Righteous Among the Nations, Marinus Bosma dies at 97

In the Netherlands, he and his family rescued Jews from the Holocaust

By Marshall Weiss, The Dayton Jewish Observer

Longtime Tipp City resident Marinus Bosma — a recipient of the title Righteous Among the Nations from Yad Vashem: The World Holocaust Remembrance Center in Israel — died Nov. 4 at the age of 97.

Natives of Arnhem in the Netherlands, he, his parents, and his sister found shelter for at least 30 Jews and they themselves housed at least 12 during the Holocaust.

In 1943, Bosma and his father brought the last group of Jews to Amsterdam where they were handed over to another group that helped them escape to Belgium.
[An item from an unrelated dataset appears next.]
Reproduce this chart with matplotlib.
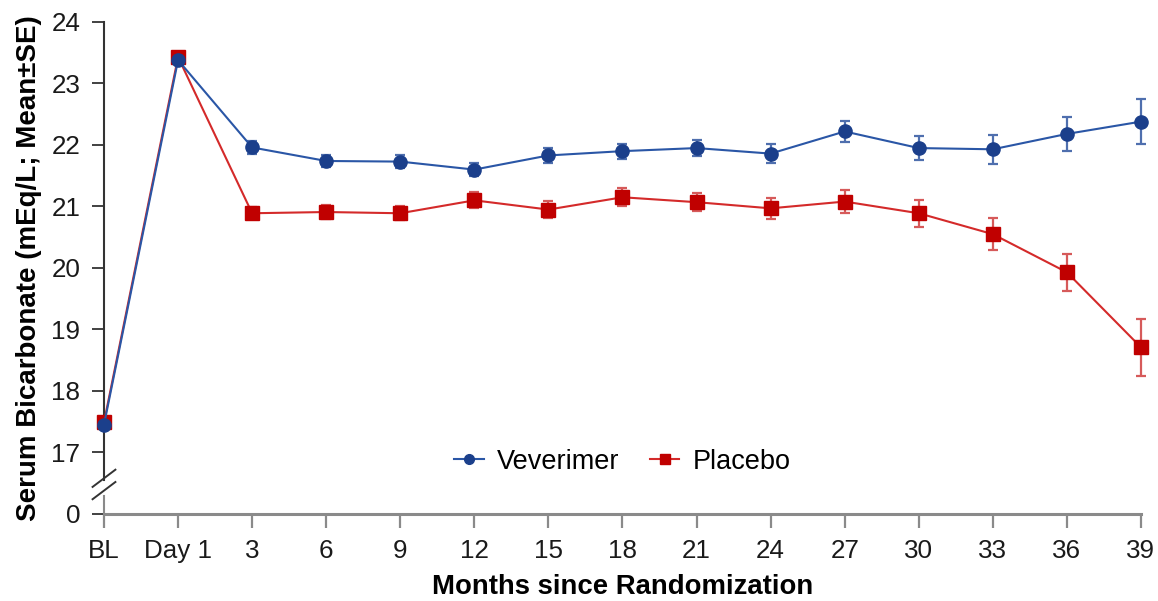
import matplotlib
matplotlib.use("Agg")
import matplotlib.pyplot as plt
from matplotlib.lines import Line2D

plt.rcParams['font.family'] = ['Liberation Sans', 'DejaVu Sans']

# Visit labels along the x axis
visits = ["BL", "Day 1", "3", "6", "9", "12", "15", "18", "21", "24",
          "27", "30", "33", "36", "39"]

# Serum bicarbonate, mean and standard error (mEq/L)
veverimer_mean = [17.45, 23.38, 21.96, 21.74, 21.73, 21.60, 21.83, 21.90,
                  21.95, 21.86, 22.22, 21.95, 21.93, 22.18, 22.38]
veverimer_se = [0.04, 0.04, 0.10, 0.09, 0.10, 0.10, 0.12, 0.12,
                0.13, 0.15, 0.17, 0.20, 0.24, 0.28, 0.37]

placebo_mean = [17.49, 23.43, 20.89, 20.91, 20.89, 21.10, 20.95, 21.15,
                21.07, 20.97, 21.08, 20.89, 20.55, 19.93, 18.71]
placebo_se = [0.05, 0.05, 0.10, 0.11, 0.11, 0.13, 0.14, 0.15,
              0.15, 0.17, 0.19, 0.22, 0.26, 0.30, 0.46]

y_ticks = [16, 17, 18, 19, 20, 21, 22, 23, 24]
y_tick_labels = ["0", "17", "18", "19", "20", "21", "22", "23", "24"]

blue = "#1b3f8b"
blue_line = "#2a56a6"
red = "#c00000"
red_line = "#d42a2a"

fig = plt.figure(figsize=(11.58, 6.01), dpi=100)
ax = fig.add_axes([0.0898, 0.1448, 0.8955, 0.8186])

x = list(range(len(visits)))

ax.errorbar(x, placebo_mean, yerr=placebo_se, color=red_line, lw=1.5,
            marker="s", ms=10, mfc=red, mec=red, ecolor="#d65a5a",
            elinewidth=1.6, capsize=3.8, capthick=1.6, clip_on=False, zorder=3)
ax.errorbar(x, veverimer_mean, yerr=veverimer_se, color=blue_line, lw=1.5,
            marker="o", ms=9.5, mfc=blue, mec=blue, ecolor="#4f6fae",
            elinewidth=1.6, capsize=3.8, capthick=1.6, clip_on=False, zorder=4)

ax.set_xlim(0, len(visits) - 1)
ax.set_ylim(16, 24)
ax.set_xticks(x)
ax.set_xticklabels(visits)
ax.set_yticks(y_ticks)
ax.set_yticklabels(y_tick_labels)

for side in ("top", "right", "left"):
    ax.spines[side].set_visible(False)
ax.spines["bottom"].set_color("#8a8a8a")
ax.spines["bottom"].set_linewidth(2.2)

ax.tick_params(axis="x", direction="out", length=10, width=1.6,
               color="#8a8a8a", labelsize=18.7, pad=8, labelcolor="#1a1a1a")
ax.tick_params(axis="y", direction="out", length=9, width=1.3,
               color="#333333", labelsize=18.7, pad=8, labelcolor="#1a1a1a")

# Broken left axis: upper segment, lower segment and double slash
ax.add_line(Line2D([0, 0], [16.55, 24], color="#333333", lw=1.5,
                   transform=ax.get_yaxis_transform(), clip_on=False))
ax.add_line(Line2D([0, 0], [16.0, 16.30], color="#8a8a8a", lw=1.5,
                   transform=ax.get_yaxis_transform(), clip_on=False))
for y0 in (16.38, 16.58):
    ax.add_line(Line2D([-0.011, 0.011], [y0 - 0.14, y0 + 0.14],
                       color="#333333", lw=1.4,
                       transform=ax.get_yaxis_transform(), clip_on=False))

ax.set_xlabel("Months since Randomization", fontsize=19.8,
              fontweight="bold", labelpad=8)
ax.set_ylabel("Serum Bicarbonate (mEq/L; Mean\u00b1SE)", fontsize=20,
              fontweight="bold", labelpad=7)

handles = [
    Line2D([], [], color=blue_line, lw=1.5, marker="o", ms=7,
           mfc=blue, mec=blue),
    Line2D([], [], color=red_line, lw=1.5, marker="s", ms=7,
           mfc=red, mec=red),
]
ax.legend(handles, ["Veverimer", "Placebo"], loc="center",
          bbox_to_anchor=(0.5, 0.106), ncol=2, frameon=False,
          fontsize=19.5, handlelength=1.1, handletextpad=0.5,
          columnspacing=1.1)

fig.savefig("out.png", dpi=100)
Between 1943 and 1945, the Bosmas were in hiding as members of the Dutch underground.

Yad Vashem honored Bosma with the medal and Righteous Among the Nations title in a ceremony at the Dayton Art Institute in 2005. The event also honored his parents and sister posthumously.

“That’s the way we honor and respect and love the people who saved the Jews,” Uriel Palti, consul general of Israel to the Mid-Atlantic Region in the United States, told Bosma at the ceremony.

As Bosma accepted the medal, he cried. Before the ceremony, Bosma told The Observer he wasn’t sure he could handle the emotions behind the award. He spoke of his mother, who insisted that his family could not look away.

It was his mother who placed more than 30 Jews seeking safety and housed and fed first a family of four and then another group of eight for more than a year before the Bosmas were caught.

To make room for everyone to sleep, the Bosmas constructed Murphy-style beds throughout the house that folded up to resemble bookcases.

The bottom drawer of the buffet was removed, and molding was added to conceal a trap door leading to a hidden crawl space.

The family concealed evidence police might find, such as open books, extra clothing, unexplained warm chairs.

Bosma’s mother and sister were visiting a relative when the Gestapo knocked on the door in the summer of 1943.

A well-practiced plan went into action. His father pretended to be upstairs changing while Bosma yelled that he couldn’t find the key to unlock the door.

The Jews in hiding opened the buffet’s trap door, dropped to the floor, and rolled into the crawl space. It took seconds and left no evidence for the Gestapo.

Father and son convinced the Gestapo they had the wrong house. The next day, the two divided the hidden Jews and took them on separate trains to Amsterdam; all were lucky enough to avoid ID checks.

Bosma returned home to find his mother and sister interrogated by the Gestapo.

While police questioned Bosma, his mother asked to walk her daughter to school. While she was out, she asked a friend to intercept her husband and prevent his capture. Then, while the Gestapo watched the front door of the house for her husband’s return, she led the family out the back.

The family endured nearly two years of separation while living underground. Bosma lived in the countryside with a sympathetic family and another refugee. In the resistance, he blew up rail lines supplying the Germans.

In 1945, he joined the Dutch army, helping to liberate the Indonesian colonies from the Japanese. There, Bosma met his wife, Nelly Marie Bosma. She died 25 days after her husband, Nov. 29, at the age of 96. They were married 73 years.